## What this task involves
Repeat each line of the material exactly.

## Recorded information
%%
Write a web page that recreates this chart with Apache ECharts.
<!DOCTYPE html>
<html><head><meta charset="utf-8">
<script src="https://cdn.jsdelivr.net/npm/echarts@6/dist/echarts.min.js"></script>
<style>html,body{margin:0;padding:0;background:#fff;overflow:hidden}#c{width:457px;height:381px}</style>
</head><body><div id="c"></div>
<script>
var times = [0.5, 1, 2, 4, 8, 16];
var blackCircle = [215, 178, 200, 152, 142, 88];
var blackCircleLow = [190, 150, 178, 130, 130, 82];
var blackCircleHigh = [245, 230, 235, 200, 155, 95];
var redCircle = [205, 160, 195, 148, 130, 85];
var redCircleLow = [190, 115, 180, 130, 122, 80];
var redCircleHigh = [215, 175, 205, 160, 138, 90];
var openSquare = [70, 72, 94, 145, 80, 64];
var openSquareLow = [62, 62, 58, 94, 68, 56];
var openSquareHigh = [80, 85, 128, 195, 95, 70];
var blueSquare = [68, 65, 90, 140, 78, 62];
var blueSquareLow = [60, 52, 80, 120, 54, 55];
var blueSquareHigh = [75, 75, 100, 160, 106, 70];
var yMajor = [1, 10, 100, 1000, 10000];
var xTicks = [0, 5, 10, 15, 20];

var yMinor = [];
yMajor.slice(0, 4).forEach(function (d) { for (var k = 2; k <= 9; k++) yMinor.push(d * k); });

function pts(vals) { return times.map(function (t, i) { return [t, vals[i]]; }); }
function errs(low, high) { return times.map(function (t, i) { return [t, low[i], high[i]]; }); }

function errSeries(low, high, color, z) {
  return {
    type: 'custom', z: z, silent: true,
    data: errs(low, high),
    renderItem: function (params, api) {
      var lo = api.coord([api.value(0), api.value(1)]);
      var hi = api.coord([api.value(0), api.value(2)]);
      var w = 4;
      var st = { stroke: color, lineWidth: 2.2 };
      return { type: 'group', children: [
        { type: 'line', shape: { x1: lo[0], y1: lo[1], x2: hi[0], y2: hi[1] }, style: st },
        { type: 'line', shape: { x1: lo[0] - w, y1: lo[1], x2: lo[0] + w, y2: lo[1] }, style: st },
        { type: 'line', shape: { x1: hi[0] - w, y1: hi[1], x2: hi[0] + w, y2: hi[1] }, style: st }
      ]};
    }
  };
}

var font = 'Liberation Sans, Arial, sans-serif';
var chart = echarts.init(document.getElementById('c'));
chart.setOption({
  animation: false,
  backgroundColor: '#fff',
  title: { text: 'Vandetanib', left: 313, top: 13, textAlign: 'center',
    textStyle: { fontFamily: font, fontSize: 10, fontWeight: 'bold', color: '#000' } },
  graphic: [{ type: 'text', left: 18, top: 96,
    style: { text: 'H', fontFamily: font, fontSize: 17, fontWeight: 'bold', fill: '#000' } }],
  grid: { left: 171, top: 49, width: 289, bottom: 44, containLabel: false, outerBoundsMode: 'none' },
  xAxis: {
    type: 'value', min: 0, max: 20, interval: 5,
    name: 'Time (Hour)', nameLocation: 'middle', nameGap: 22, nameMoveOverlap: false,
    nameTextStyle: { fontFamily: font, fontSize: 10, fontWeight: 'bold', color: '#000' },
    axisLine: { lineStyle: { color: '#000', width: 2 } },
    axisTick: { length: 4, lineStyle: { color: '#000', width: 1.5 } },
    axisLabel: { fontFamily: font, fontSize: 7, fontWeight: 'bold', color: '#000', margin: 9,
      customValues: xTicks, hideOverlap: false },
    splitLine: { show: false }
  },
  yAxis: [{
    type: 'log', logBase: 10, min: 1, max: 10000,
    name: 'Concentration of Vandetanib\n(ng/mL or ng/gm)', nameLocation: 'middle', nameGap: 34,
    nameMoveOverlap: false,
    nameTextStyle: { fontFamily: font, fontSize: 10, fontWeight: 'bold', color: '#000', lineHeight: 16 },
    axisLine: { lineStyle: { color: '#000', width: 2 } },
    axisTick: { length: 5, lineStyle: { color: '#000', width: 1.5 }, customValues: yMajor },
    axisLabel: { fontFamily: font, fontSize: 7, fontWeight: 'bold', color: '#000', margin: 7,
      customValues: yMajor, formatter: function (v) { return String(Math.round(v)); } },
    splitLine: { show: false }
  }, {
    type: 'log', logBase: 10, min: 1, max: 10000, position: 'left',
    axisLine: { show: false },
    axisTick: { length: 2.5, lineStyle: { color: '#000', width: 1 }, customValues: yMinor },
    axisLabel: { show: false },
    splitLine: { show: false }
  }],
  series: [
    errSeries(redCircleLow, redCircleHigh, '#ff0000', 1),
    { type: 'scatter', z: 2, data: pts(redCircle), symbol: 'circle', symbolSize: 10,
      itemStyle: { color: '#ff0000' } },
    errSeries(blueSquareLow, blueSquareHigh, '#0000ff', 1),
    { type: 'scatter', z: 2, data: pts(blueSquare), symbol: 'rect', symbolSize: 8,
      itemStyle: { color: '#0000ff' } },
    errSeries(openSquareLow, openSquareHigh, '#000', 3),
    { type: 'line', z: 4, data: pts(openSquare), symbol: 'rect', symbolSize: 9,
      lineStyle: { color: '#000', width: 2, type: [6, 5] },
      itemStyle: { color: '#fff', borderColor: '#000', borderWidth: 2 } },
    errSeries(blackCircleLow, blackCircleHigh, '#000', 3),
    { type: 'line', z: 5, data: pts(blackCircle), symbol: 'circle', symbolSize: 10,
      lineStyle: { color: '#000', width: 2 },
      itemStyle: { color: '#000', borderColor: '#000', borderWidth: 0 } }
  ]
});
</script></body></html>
%%
## Exercise response
Write a web page that recreates this chart with Apache ECharts.
<!DOCTYPE html>
<html><head><meta charset="utf-8">
<script src="https://cdn.jsdelivr.net/npm/echarts@6/dist/echarts.min.js"></script>
<style>html,body{margin:0;padding:0;background:#fff;overflow:hidden}#c{width:457px;height:381px}</style>
</head><body><div id="c"></div>
<script>
var times = [0.5, 1, 2, 4, 8, 16];
var blackCircle = [215, 178, 200, 152, 142, 88];
var blackCircleLow = [190, 150, 178, 130, 130, 82];
var blackCircleHigh = [245, 230, 235, 200, 155, 95];
var redCircle = [205, 160, 195, 148, 130, 85];
var redCircleLow = [190, 115, 180, 130, 122, 80];
var redCircleHigh = [215, 175, 205, 160, 138, 90];
var openSquare = [70, 72, 94, 145, 80, 64];
var openSquareLow = [62, 62, 58, 94, 68, 56];
var openSquareHigh = [80, 85, 128, 195, 95, 70];
var blueSquare = [68, 65, 90, 140, 78, 62];
var blueSquareLow = [60, 52, 80, 120, 54, 55];
var blueSquareHigh = [75, 75, 100, 160, 106, 70];
var yMajor = [1, 10, 100, 1000, 10000];
var xTicks = [0, 5, 10, 15, 20];

var yMinor = [];
yMajor.slice(0, 4).forEach(function (d) { for (var k = 2; k <= 9; k++) yMinor.push(d * k); });

function pts(vals) { return times.map(function (t, i) { return [t, vals[i]]; }); }
function errs(low, high) { return times.map(function (t, i) { return [t, low[i], high[i]]; }); }

function errSeries(low, high, color, z) {
  return {
    type: 'custom', z: z, silent: true,
    data: errs(low, high),
    renderItem: function (params, api) {
      var lo = api.coord([api.value(0), api.value(1)]);
      var hi = api.coord([api.value(0), api.value(2)]);
      var w = 4;
      var st = { stroke: color, lineWidth: 2.2 };
      return { type: 'group', children: [
        { type: 'line', shape: { x1: lo[0], y1: lo[1], x2: hi[0], y2: hi[1] }, style: st },
        { type: 'line', shape: { x1: lo[0] - w, y1: lo[1], x2: lo[0] + w, y2: lo[1] }, style: st },
        { type: 'line', shape: { x1: hi[0] - w, y1: hi[1], x2: hi[0] + w, y2: hi[1] }, style: st }
      ]};
    }
  };
}

var font = 'Liberation Sans, Arial, sans-serif';
var chart = echarts.init(document.getElementById('c'));
chart.setOption({
  animation: false,
  backgroundColor: '#fff',
  title: { text: 'Vandetanib', left: 313, top: 13, textAlign: 'center',
    textStyle: { fontFamily: font, fontSize: 10, fontWeight: 'bold', color: '#000' } },
  graphic: [{ type: 'text', left: 18, top: 96,
    style: { text: 'H', fontFamily: font, fontSize: 17, fontWeight: 'bold', fill: '#000' } }],
  grid: { left: 171, top: 49, width: 289, bottom: 44, containLabel: false, outerBoundsMode: 'none' },
  xAxis: {
    type: 'value', min: 0, max: 20, interval: 5,
    name: 'Time (Hour)', nameLocation: 'middle', nameGap: 22, nameMoveOverlap: false,
    nameTextStyle: { fontFamily: font, fontSize: 10, fontWeight: 'bold', color: '#000' },
    axisLine: { lineStyle: { color: '#000', width: 2 } },
    axisTick: { length: 4, lineStyle: { color: '#000', width: 1.5 } },
    axisLabel: { fontFamily: font, fontSize: 7, fontWeight: 'bold', color: '#000', margin: 9,
      customValues: xTicks, hideOverlap: false },
    splitLine: { show: false }
  },
  yAxis: [{
    type: 'log', logBase: 10, min: 1, max: 10000,
    name: 'Concentration of Vandetanib\n(ng/mL or ng/gm)', nameLocation: 'middle', nameGap: 34,
    nameMoveOverlap: false,
    nameTextStyle: { fontFamily: font, fontSize: 10, fontWeight: 'bold', color: '#000', lineHeight: 16 },
    axisLine: { lineStyle: { color: '#000', width: 2 } },
    axisTick: { length: 5, lineStyle: { color: '#000', width: 1.5 }, customValues: yMajor },
    axisLabel: { fontFamily: font, fontSize: 7, fontWeight: 'bold', color: '#000', margin: 7,
      customValues: yMajor, formatter: function (v) { return String(Math.round(v)); } },
    splitLine: { show: false }
  }, {
    type: 'log', logBase: 10, min: 1, max: 10000, position: 'left',
    axisLine: { show: false },
    axisTick: { length: 2.5, lineStyle: { color: '#000', width: 1 }, customValues: yMinor },
    axisLabel: { show: false },
    splitLine: { show: false }
  }],
  series: [
    errSeries(redCircleLow, redCircleHigh, '#ff0000', 1),
    { type: 'scatter', z: 2, data: pts(redCircle), symbol: 'circle', symbolSize: 10,
      itemStyle: { color: '#ff0000' } },
    errSeries(blueSquareLow, blueSquareHigh, '#0000ff', 1),
    { type: 'scatter', z: 2, data: pts(blueSquare), symbol: 'rect', symbolSize: 8,
      itemStyle: { color: '#0000ff' } },
    errSeries(openSquareLow, openSquareHigh, '#000', 3),
    { type: 'line', z: 4, data: pts(openSquare), symbol: 'rect', symbolSize: 9,
      lineStyle: { color: '#000', width: 2, type: [6, 5] },
      itemStyle: { color: '#fff', borderColor: '#000', borderWidth: 2 } },
    errSeries(blackCircleLow, blackCircleHigh, '#000', 3),
    { type: 'line', z: 5, data: pts(blackCircle), symbol: 'circle', symbolSize: 10,
      lineStyle: { color: '#000', width: 2 },
      itemStyle: { color: '#000', borderColor: '#000', borderWidth: 0 } }
  ]
});
</script></body></html>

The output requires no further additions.